The last day of our trip was driving into Los Angeles. Now, if I didn’t make this clear before, I shall do so now. I moved across the country from Alabama to Los Angeles California without ever having been to the west coast at all.
The furthest I’d ever been west was Wisconsin. P.S… The cheese is really good there. However, there are two types of cheese curds. One is fried cheddar and the other is some kind of raw oyster thing. Just be aware of what you’re ordering…
Back on topic.
So, we just saw the Grand Canyon and now we were driving into “Tinsel Town.”
What is it that you were told about LA?
Were you told that there are only gorgeous people there? Were you told that the sun never stops shining and it’s gorgeous all the time? Were you told that LA is a cesspool of evil where liberals go to die?
Yeah, that’s what I was told too…
The last drive was supposed to be a 7 hour drive. I was supposed to drive straight to an apartment that Preston and I had been looking at online thanks to my friend Pete. We had spoken to them on the phone, arranged a meet and greet to see the place and already been emailed the paperwork which we had filled out.
So, the first snag was that driving into town was mostly hills. So, Preston’s big ass truck had problems. Which meant we were behind schedule and we had to get to our meeting. So, Preston being the nice guy that he is, calls me and insists that I go ahead of him and get to the apartment, so as not to be late. Of course I didn’t want to do that, but he pushed me till I did.
So there I was. Driving into LA alone. I rounded the hill to see the sign that said, “Los Angeles.” I of course frantically tried to take pictures of the sign. However, the second I got over the hill I looked down to see traffic as far as the eye could see.
So, I was alone, I was stuck in traffic, it started to rain, and I looked to the right to see a transvestite pushing a homeless man in a grocery cart along the street.
All I could think was… Welcome home.
The road I was most excited about was “Sunset Blvd” partly because my favorite show of all time is “Studio 60 on the Sunset Strip,” but mostly because I thought Sunset blvd was Hollywood blvd. So, when I drove down Sunset, didn’t see Grauman’s Chinese Theater and all I saw was about a million tiny buildings shoved into the smallest amount of space with a Subway on every other block. I was less then elated.
P.S… I hate Subway and I had just moved into the land of Subway apparently.

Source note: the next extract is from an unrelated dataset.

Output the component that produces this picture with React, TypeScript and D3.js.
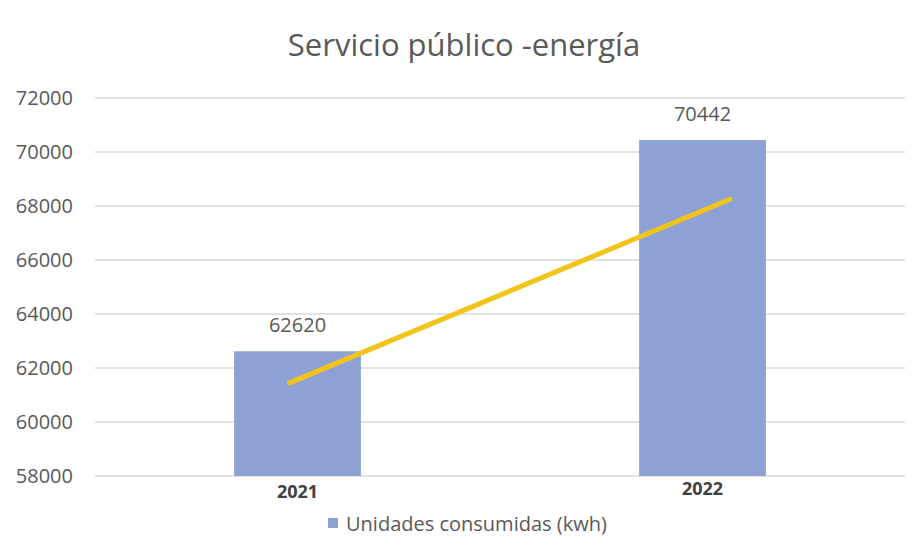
import React from "react";
import * as d3 from "d3";

const categories = ["2021", "2022"];
const values = [62620, 70442];
const yTicks = [58000, 60000, 62000, 64000, 66000, 68000, 70000, 72000];
// trend line endpoints (category index position, value)
const trendX = [-0.02, 1.068];
const trendY = [61450, 68250];
const title = "Servicio público -energía";
const legendLabel = "Unidades consumidas (kwh)";

const W = 919;
const H = 557;
const left = 95;
const right = 905;
const top = 98;
const bottom = 476;

export default function App() {
  const x = d3.scaleBand<string>().domain(categories).range([left, right]).paddingInner(0.687).paddingOuter(0.3435);
  const y = d3.scaleLinear().domain([58000, 72000]).range([bottom, top]);
  const xi = d3
    .scaleLinear()
    .domain([0, 1])
    .range([x(categories[0])! + x.bandwidth() / 2, x(categories[1])! + x.bandwidth() / 2]);
  const line = d3
    .line<number>()
    .x((_, i) => xi(trendX[i]))
    .y((d) => y(d));
  const font = "'Open Sans', 'Noto Sans', sans-serif";
  const textColor = "#595959";
  const xLabelDy = [16, 13];
  return (
    <svg width={W} height={H} style={{ position: "absolute", left: 0, top: 0 }} fontFamily={font}>
      <rect width={W} height={H} fill="#fff" />
      <text x={464} y={56} textAnchor="middle" fontSize={31} fill={textColor}>
        {title}
      </text>
      {yTicks.map((t) => (
        <g key={t}>
          <line x1={left} x2={right} y1={y(t)} y2={y(t)} stroke="#d9d9d9" strokeWidth={1.3} />
          <text x={73} y={y(t)} dy="0.35em" textAnchor="end" fontSize={20} fill={textColor}>
            {t}
          </text>
        </g>
      ))}
      {categories.map((c, i) => (
        <g key={c}>
          <rect x={x(c)} y={y(values[i])} width={x.bandwidth()} height={bottom - y(values[i])} fill="#8EA1D4" />
          <text
            x={x(c)! + x.bandwidth() / 2}
            y={y(values[i]) - 26}
            dy="0.35em"
            textAnchor="middle"
            fontSize={20}
            fill={textColor}
          >
            {values[i]}
          </text>
          <text
            x={x(c)! + x.bandwidth() / 2}
            y={bottom + xLabelDy[i]}
            dy="0.35em"
            textAnchor="middle"
            fontSize={18}
            fontWeight="bold"
            fill="#404040"
          >
            {c}
          </text>
        </g>
      ))}
      <path d={line(trendY)!} fill="none" stroke="#F0C419" strokeWidth={5} strokeLinecap="round" />
      <rect x={328} y={518} width={10} height={10} fill="#8EA1D4" />
      <text x={346} y={524} dy="0.35em" fontSize={20} fill={textColor}>
        {legendLabel}
      </text>
    </svg>
  );
}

Did God hate me? Probably.
So, after a long time I finally arrived at the apartment… on Sunset. Yes, the apartment I was visiting was right off Sunset Blvd. Reason being, when Sean, Preston, and I were originally planning on moving here, Sean insisted on living in Hollywood. His Uncle who lived in Burbank told him that everything was in Hollywood and living anywhere else meant hours of traffic. Which meant that we absolutely must live in beautiful Hollywood.
By the way… Most auditions are in Santa Monica. I go to Hollywood all the time to hang out with friends or go to random jobs, but everything really important seems to happen to me in Santa Monica. Granted, the traffic is bad when you “go over the hill,” but you learn to deal with it and you learn tricks to get by it as much as is possible. Overall, there are safer and cheaper places to live than just Hollywood. Before you decide where to live, shop around. Hollywood is a good place to be, but you do have other options.
So, I arrived at apartment, on possibly the worst looking street I’d ever seen in my life. I called the woman I had spoken to on the phone, and said that I was there and needed to be let in.
A young Asian girl in her early 20’s wearing “Hello Kitty” footed pajamas greeted me at the door. She spoke absolutely no English, but led me to the room. Where was the other woman I had spoken to? No clue.
Maybe she was somewhere laughing at my expense, thinking, “Stupid southerner. He’ll be dead by dinner time.”
Hello Kitty Girl or “HKG” led me to the smallest room I had ever seen with bullet holes in the wall. That’s not a joke. The rent was $800 a month and I now knew why. I promptly thanked her, which she didn’t understand, and ran like hell.
Preston finally arrived in town and was immediately pulled over by the Police for talking on the phone while driving. Apparently, that’s illegal here. Thankfully, he explained his way out of the ticket and the cop let him go.
We then met up at our final hotel of the trip, which we didn’t get till the night before. There had been some confusion about what place we would stay at. So, after we realized that we had nowhere to go, La Nita kindly went online and got us a hotel for two days in a place off Sunset.
Problem is, she didn’t specify that there needed to be two beds in the room. So, when we got to the hotel that night, it was super small, super crappy, and had only one full size bed. We attempted to upgrade, but the price was too high to do that, so we got stuck with only one small full size bed for two grown men.